Needless to say, it's been fun watching him grow.  He never fails to draw attention anywhere we go. I don't even know how many people say hello to him when we are out grocery shopping; it seems we can't go more than a couple of aisles without someone saying something.  It is weird for me, because when I am grocery shopping, I am in concentration mode.  I am looking for the best deals and checking ingredients in products, and so often I have to stop and acknowledge whoever is trying to get Caleb's attention.  It isn't a bad thing; it is just funny and strange all at the same time!

I love this little boy!

Saturday, May 3, 2014

My Garden So Far

Okay.  Here we go.  Please don't laugh.



This is my garden so far.  I know it is pathetic, but since there is no hope for growing anything in the ground with plenty of deer afoot, at least without a fence, this is the best I can do right now.

And yes, I still need another pot for the little itty bitty cucumber plant sitting by its lonesome.
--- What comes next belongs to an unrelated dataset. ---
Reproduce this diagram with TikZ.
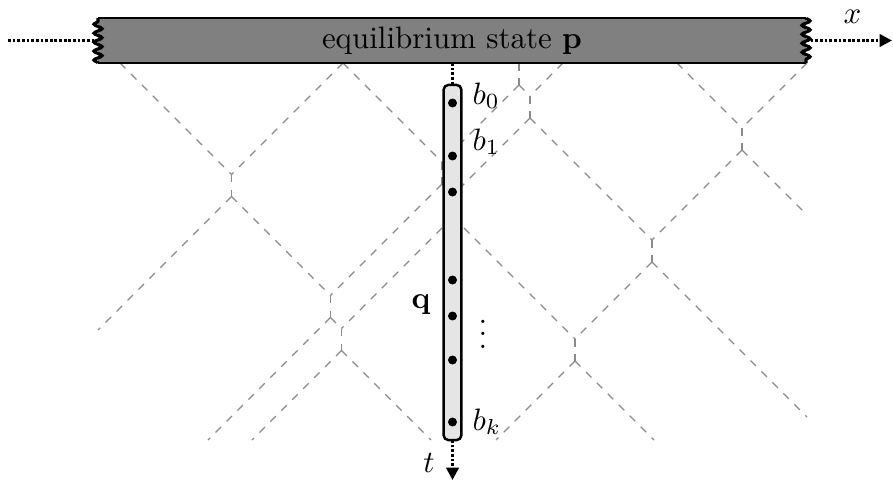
\documentclass[tikz,border=0pt]{standalone}
\usepackage{xcolor}
\usepackage{tikz}
\usetikzlibrary{arrows.meta,decorations.pathmorphing}
\definecolor{ink}{HTML}{000000}
\definecolor{wavegrey}{HTML}{8A8A8A}
\newcommand{\meet}[3]{\coordinate (#1-u) at (#2,#3); \coordinate (#1-d) at (#2,#3+22);}
\tikzset{
  barbox/.style={rectangle, fill=gray, inner sep=0pt, outer sep=0pt,
                 minimum width=228.7pt, minimum height=14.5pt},
  colbox/.style={rectangle, rounded corners=1.5pt, draw=ink, fill=gray!20, thick,
                 inner sep=0pt, outer sep=0pt, minimum width=5.7pt, minimum height=114.7pt},
  site/.style={circle, fill=ink, inner sep=0pt, minimum size=2.9pt},
  lbl/.style={inner sep=0pt, anchor=base},
  wave/.style={draw=wavegrey, line width=0.4pt, dash pattern=on 2.5pt off 2.5pt},
  zig/.style={decoration={snake, amplitude=1.3pt, segment length=2.9pt}},
  axis/.style={draw=ink, line width=0.9pt, dash pattern=on 0.9pt off 0.6pt},
  axisarrow/.style={axis, -{Triangle[length=4pt, width=4pt]}},
}
\begin{document}
\begin{tikzpicture}[x=0.323pt, y=-0.323pt]
\useasboundingbox (0,0) rectangle (893,480);
% where two waves meet
\meet{S}{519}{63}
\meet{A}{231.5}{174.5}
\meet{B}{442}{162}
\meet{C}{530}{96}
\meet{D}{742}{128}
\meet{E}{330.5}{295.5}
\meet{F}{453}{195}
\meet{G}{652}{240}
\meet{H}{341.5}{328.5}
\meet{I}{575}{339}
% waves
\draw[wave] (120,63) -- (A-u) (A-d) -- (E-u) (E-d) -- (H-u) (H-d) -- (431,440);
\draw[wave] (343,63) -- (A-u) (A-d) -- (98,330);
\draw[wave] (343,63) -- (B-u) (B-d) -- (F-u) (F-d) -- (I-u) (I-d) -- (654,440);
\draw[wave] (S-d) -- (B-u) (B-d) -- (E-u) (E-d) -- (208,440);
\draw[wave] (S-d) -- (C-u) (C-d) -- (G-u) (G-d) -- (807,417);
\draw[wave] (563,63) -- (C-u) (C-d) -- (F-u) (F-d) -- (H-u) (H-d) -- (252,440);
\draw[wave] (677,63) -- (D-u) (D-d) -- (807,215);
\draw[wave] (807,63) -- (D-u) (D-d) -- (G-u) (G-d) -- (I-u) (I-d) -- (496,440);
\foreach \m in {S,A,B,C,D,E,F,G,H,I}
  \draw[wave] (\m-u) -- (\m-d);

% the chain q
\node[colbox] (col) at (452.5,262.5) {};
\foreach \y/\n in {103/b0,156/b1,192/b2,280/b3,316/b4,360/b5,422/bk}
  \node[site] (\n) at (452.5,\y) {};
\node[lbl, anchor=base west] (lb0) at (472,104) {$b_0$};
\node[lbl, anchor=base west] (lb1) at (472,150) {$b_1$};
\node[lbl, anchor=base west] (lbk) at (472,430) {$b_k$};
\node[lbl] (vd) at (483,348) {$\vdots$};
\node[lbl] (lq) at (421,308) {$\mathbf{q}$};

% the state p
\node[barbox] (bar) at (452,40.5) {equilibrium state $\mathbf{p}$};
\draw[thick] (bar.north west) -- (bar.north east);
\draw[thick] (bar.south west) -- (bar.south east);
\draw[line width=1pt] (bar.north east) decorate[zig]{-- (bar.south east)};
\draw[line width=1pt] (bar.south west) decorate[zig]{-- (bar.north west)};

\coordinate (xin) at (8,40.5);
\coordinate (xout) at (892,40.5);
\coordinate (tout) at (452.5,480);
\draw[axis] (xin) -- (bar.west);
\draw[axisarrow] (bar.east) -- (xout);
\draw[axis] (bar.south -| col.north) -- (col.north);
\draw[axisarrow] (col.south) -- (tout);
\node[lbl] (lx) at (852.5,24) {$x$};
\node[lbl] (lt) at (429,472) {$t$};
\end{tikzpicture}
\end{document}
So far, I've got a few veggies (some are seeds that I planted and some are store bought plants), parsley, and basil.  I was tempted to get oregano, because I love everything about it- the smell and the taste, but I use basil more.

I'd like to find some metal brackets so I can hang the window boxes from the deck... I am hoping they make such things and that they are easy to find.  I did not find any at Walmart, so I'll have to keep looking.  I'd like to get more window boxes and plant some flowers eventually, but at least I've made a start.